In order to get a thick bead like this out of the Right Stuff can you need to remove or not use the supplied screw on plastic tip. Instead get it straight out of the can.

The sealer must overlap both the top and bottom sides of each corner of the intake gasksets. Then you need make sure to set the intake base straight down on the first shot and not shift it around to align the bolt holes once you set it down while the sealer is still tacky. If you're off start over.

What I do is straddle over the engine. I have one foot on each front tire and I bend at the waist as I lower the intake straight down. I am able to see from above the aligment of the intake bolt holes as I lower it so that I get it right on the first shot without having to shift it around once I set it down.

Use a known good calibrated torque wrench to torque the bolts to spec in sequence. Use thread sealer on the bolts. If you undertorque them with an out of cal wrench you're going to have leaks.

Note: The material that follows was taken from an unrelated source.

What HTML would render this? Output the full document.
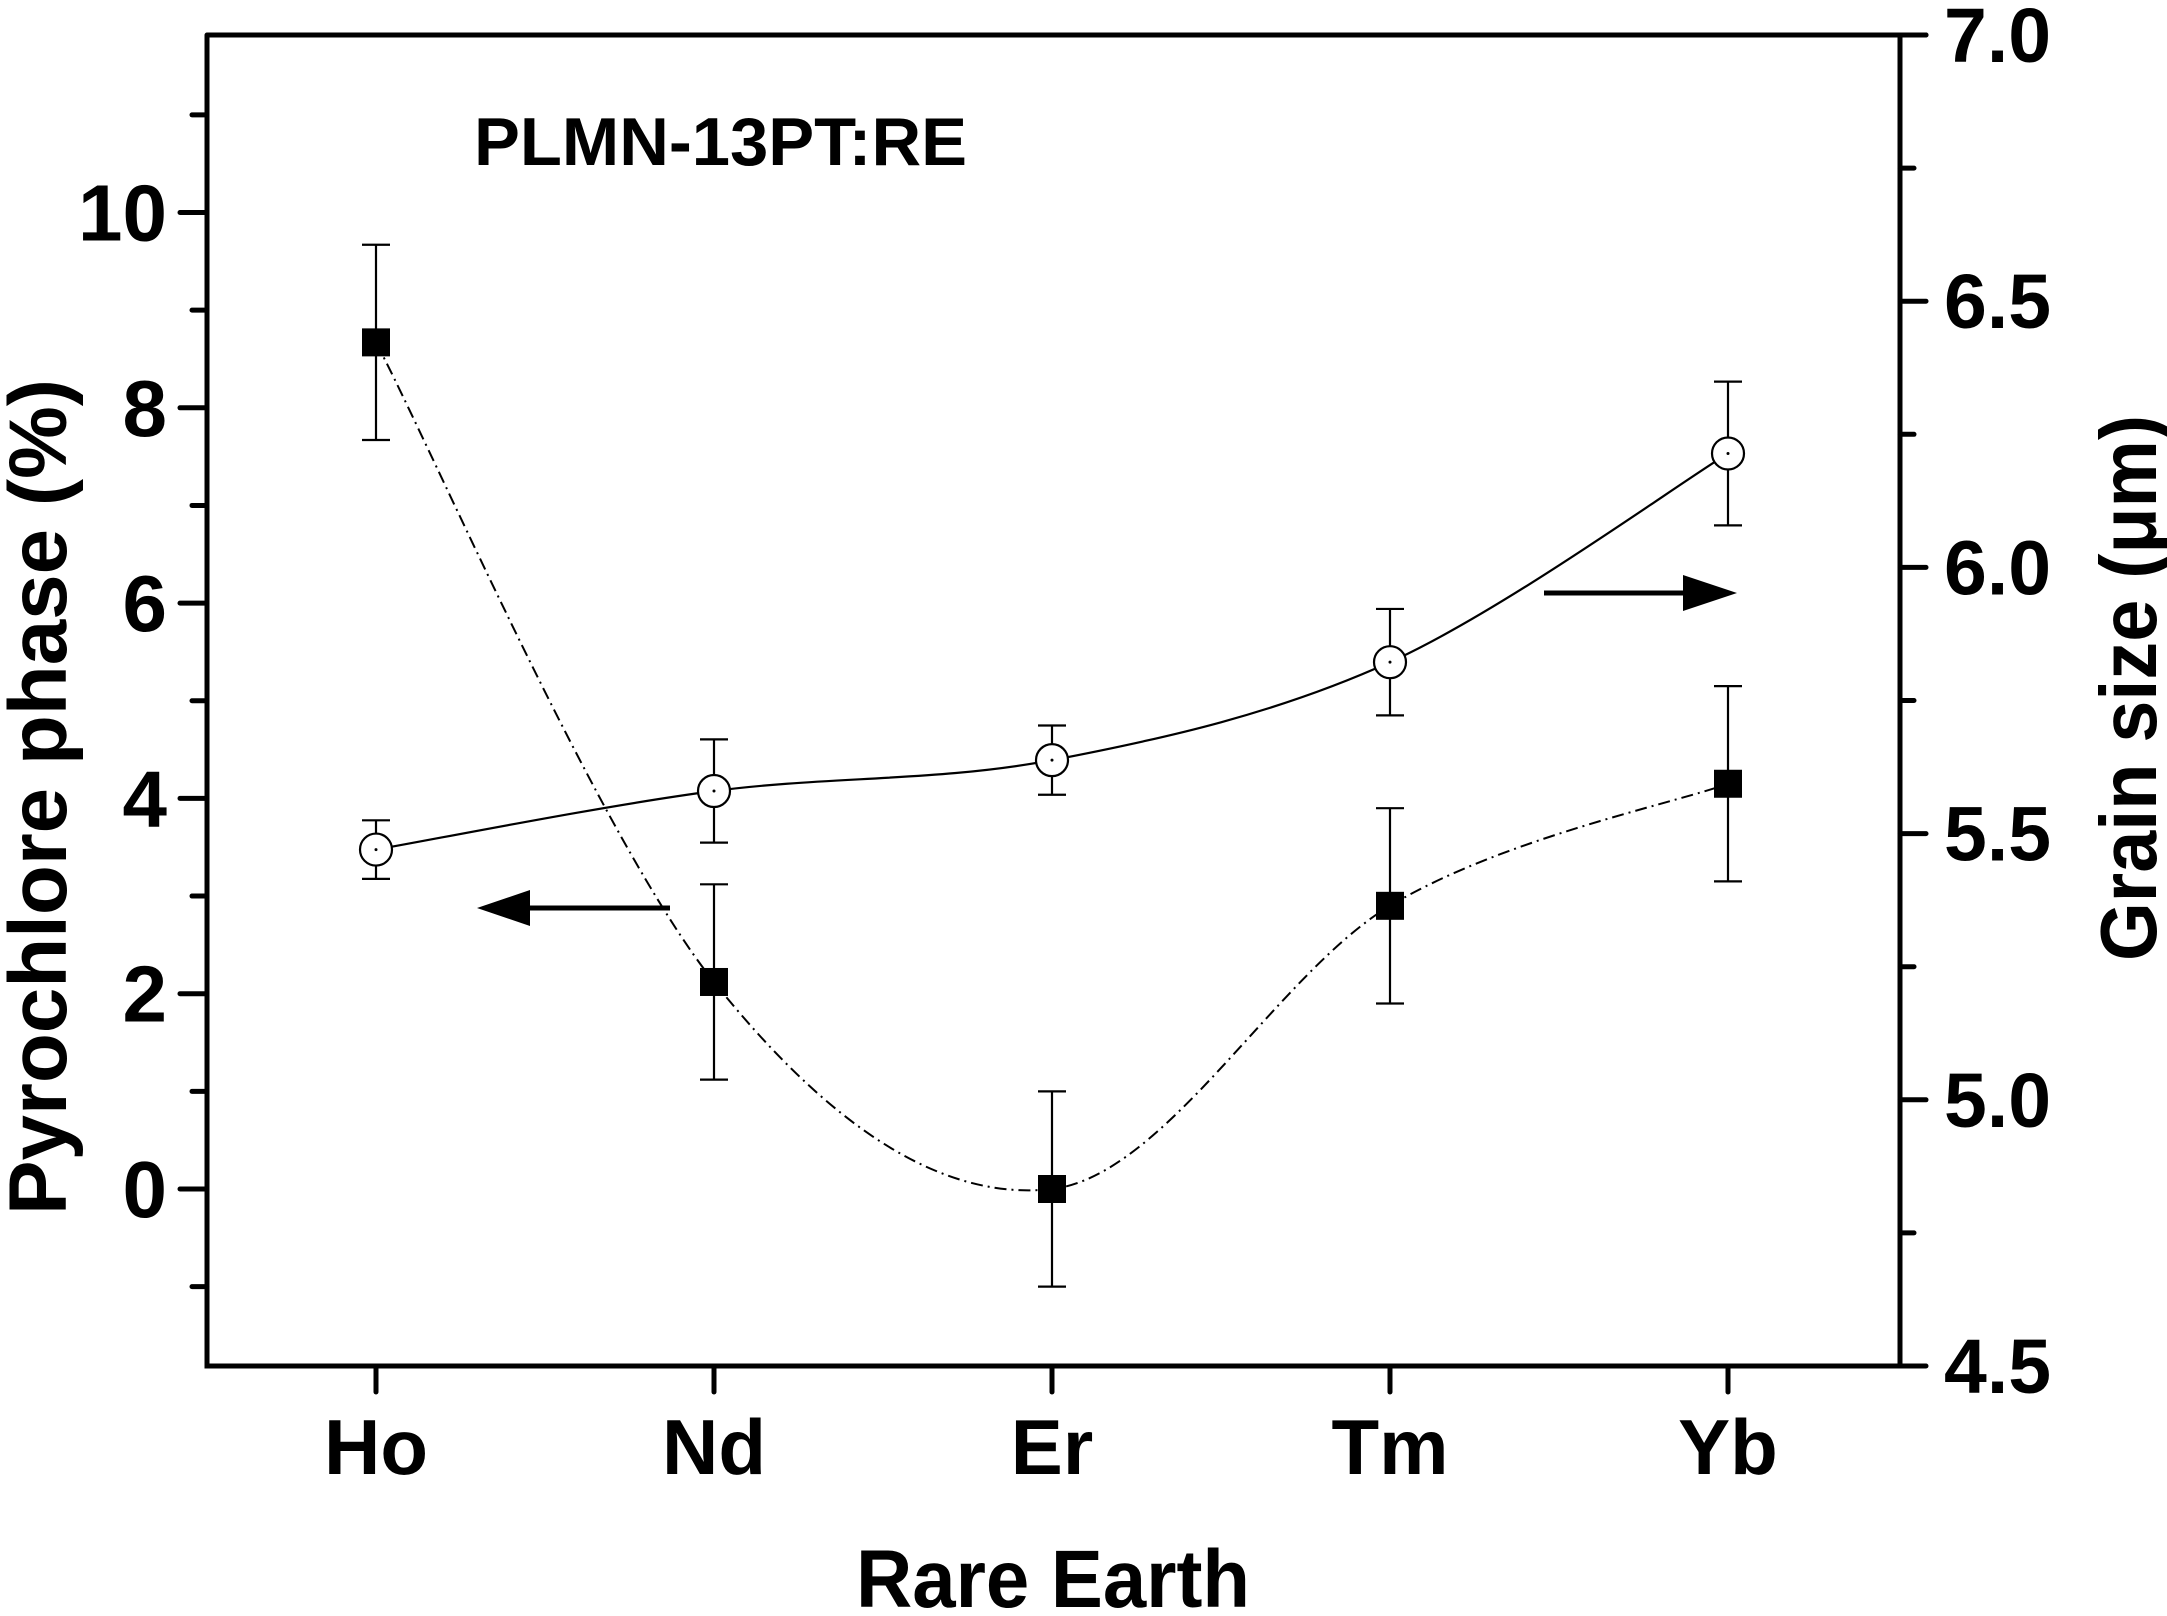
<!DOCTYPE html>
<html><head><meta charset="utf-8"><style>
html,body{margin:0;padding:0;background:#fff;}
svg{display:block;font-family:"Liberation Sans",Arial,sans-serif;font-weight:bold;}
</style></head><body>
<svg id="chart" width="2167" height="1616" viewBox="0 0 2167 1616" xmlns="http://www.w3.org/2000/svg">
<g id="axes"></g>
<g id="series"></g>
<text x="474" y="165" font-size="68" textLength="493" lengthAdjust="spacingAndGlyphs">PLMN-13PT:RE</text>
<text x="1053" y="1607" font-size="82" text-anchor="middle" textLength="394" lengthAdjust="spacingAndGlyphs">Rare Earth</text>
<text transform="translate(66,797) rotate(-90)" font-size="82" text-anchor="middle" textLength="836" lengthAdjust="spacingAndGlyphs">Pyrochlore phase (%)</text>
<text transform="translate(2156,688) rotate(-90)" font-size="80" text-anchor="middle" textLength="546" lengthAdjust="spacingAndGlyphs">Grain size (μm)</text>
<g>
<line x1="670" y1="908" x2="520" y2="908" stroke="#000" stroke-width="5"/>
<polygon points="477,908 530,890 530,926" fill="#000"/>
</g>
<g>
<line x1="1544" y1="593" x2="1690" y2="593" stroke="#000" stroke-width="5"/>
<polygon points="1737,593 1683,575 1683,611" fill="#000"/>
</g>
</svg>
<script>
const categories = ["Ho","Nd","Er","Tm","Yb"];
const pyrochlore = [8.67, 2.12, 0.0, 2.9, 4.15];
const pyrochloreErr = [1.0, 1.0, 1.0, 1.0, 1.0];
const grainSize = [5.47, 5.58, 5.638, 5.822, 6.214];
const grainSizeErr = [0.055, 0.097, 0.065, 0.10, 0.135];
const leftTicks = [0,2,4,6,8,10];
const leftMinor = [-1,1,3,5,7,9,11];
const rightTicks = ["4.5","5.0","5.5","6.0","6.5","7.0"];
const rightMinor = [4.75,5.25,5.75,6.25,6.75];

const NS="http://www.w3.org/2000/svg";
const L=207,R=1900,T=35,B=1366;
const xFirst=376,xStep=338;
function xPos(i){return xFirst+i*xStep;}
const yl0=1189, ylPer=97.65;
function yLeft(v){return yl0-v*ylPer;}
function yRight(v){return B-(v-4.5)/2.5*(B-T);}
function mk(tag,attrs,parent){const e=document.createElementNS(NS,tag);for(const k in attrs)e.setAttribute(k,attrs[k]);parent.appendChild(e);return e;}
const axes=document.getElementById('axes');
const series=document.getElementById('series');

const frame=mk('path',{d:`M${L},${T} L${L},${B} L${R},${B} L${R},${T} L${L},${T} M${R},${T} L${R+26},${T}`,fill:'none',stroke:'#000','stroke-width':5,'stroke-linecap':'round'},axes);



leftTicks.forEach(v=>{
  const y=yLeft(v);
  const t=mk('line',{x1:L-27,y1:y,x2:L,y2:y,stroke:'#000','stroke-width':5,'stroke-linecap':'round'},axes);
  
  
  const tx=mk('text',{x:L-40,y:y+28,'font-size':80,'text-anchor':'end'},axes);
  tx.textContent=v;
  
  
});
leftMinor.forEach(v=>{
  const y=yLeft(v);
  const t=mk('line',{x1:L-15,y1:y,x2:L,y2:y,stroke:'#000','stroke-width':5,'stroke-linecap':'round'},axes);
  
  
});
rightTicks.forEach(s=>{
  const y=yRight(parseFloat(s));
  const t=mk('line',{x1:R,y1:y,x2:R+26,y2:y,stroke:'#000','stroke-width':5,'stroke-linecap':'round'},axes);
  
  
  const tx=mk('text',{x:R+44,y:y+27,'font-size':77},axes);
  tx.textContent=s;
  
  
});
rightMinor.forEach(v=>{
  const y=yRight(v);
  const t=mk('line',{x1:R,y1:y,x2:R+14,y2:y,stroke:'#000','stroke-width':5,'stroke-linecap':'round'},axes);
  
  
});
categories.forEach((c,i)=>{
  const x=xPos(i);
  const t=mk('line',{x1:x,y1:B,x2:x,y2:B+26,stroke:'#000','stroke-width':5,'stroke-linecap':'round'},axes);
  
  
  const tx=mk('text',{x:x,y:1474,'font-size':78,'text-anchor':'middle'},axes);
  tx.textContent=c;
  
  
});

function spline(pts){
  let d=`M${pts[0][0]},${pts[0][1]}`;
  for(let i=0;i<pts.length-1;i++){
    const p0=pts[i-1]||pts[i],p1=pts[i],p2=pts[i+1],p3=pts[i+2]||pts[i+1];
    const c1=[p1[0]+(p2[0]-p0[0])/6,p1[1]+(p2[1]-p0[1])/6];
    const c2=[p2[0]-(p3[0]-p1[0])/6,p2[1]-(p3[1]-p1[1])/6];
    d+=` C${c1[0]},${c1[1]} ${c2[0]},${c2[1]} ${p2[0]},${p2[1]}`;
  }
  return d;
}
const pPts=pyrochlore.map((v,i)=>[xPos(i),yLeft(v)]);
const gPts=grainSize.map((v,i)=>[xPos(i),yRight(v)]);
const pc=mk('path',{d:spline(pPts),fill:'none',stroke:'#000','stroke-width':2,'stroke-dasharray':'12,5,2,5'},series);


const gc=mk('path',{d:spline(gPts),fill:'none',stroke:'#000','stroke-width':2.2},series);



function errBar(x,y1,y2,name){
  const g=mk('path',{d:`M${x},${y1} L${x},${y2} M${x-14},${y1} L${x+14},${y1} M${x-14},${y2} L${x+14},${y2}`,fill:'none',stroke:'#000','stroke-width':2.2},series);
  
  
}
pyrochlore.forEach((v,i)=>{
  const x=xPos(i);
  errBar(x,yLeft(v+pyrochloreErr[i]),yLeft(v-pyrochloreErr[i]),'pyrochlore-error-bar');
  const s=mk('rect',{x:x-14,y:yLeft(v)-14,width:28,height:28,fill:'#000'},series);
  
  
});
grainSize.forEach((v,i)=>{
  const x=xPos(i);
  errBar(x,yRight(v+grainSizeErr[i]),yRight(v-grainSizeErr[i]),'grain-size-error-bar');
  const c=mk('circle',{cx:x,cy:yRight(v),r:16,fill:'#fff',stroke:'#000','stroke-width':2.2},series);
  
  
  const d=mk('circle',{cx:x,cy:yRight(v),r:1.5,fill:'#000'},series);
  
  
});
</script>
</body></html>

So look at your valve covers, front and back of the intake manifold, the distributor hole, and possibly even that oil pressure switch on the back of the block against the firewall for the source. The oil leak comes from up top and it runs down the front or back of the block (or both) along that diagonal parting line of the head and block. It then continues to seep along the same parting line between the head and the block ending up near the spark plugs to make it look as if it's leaking from between there. I've seen it first hand on my car. It was originating from my intake manifold ends.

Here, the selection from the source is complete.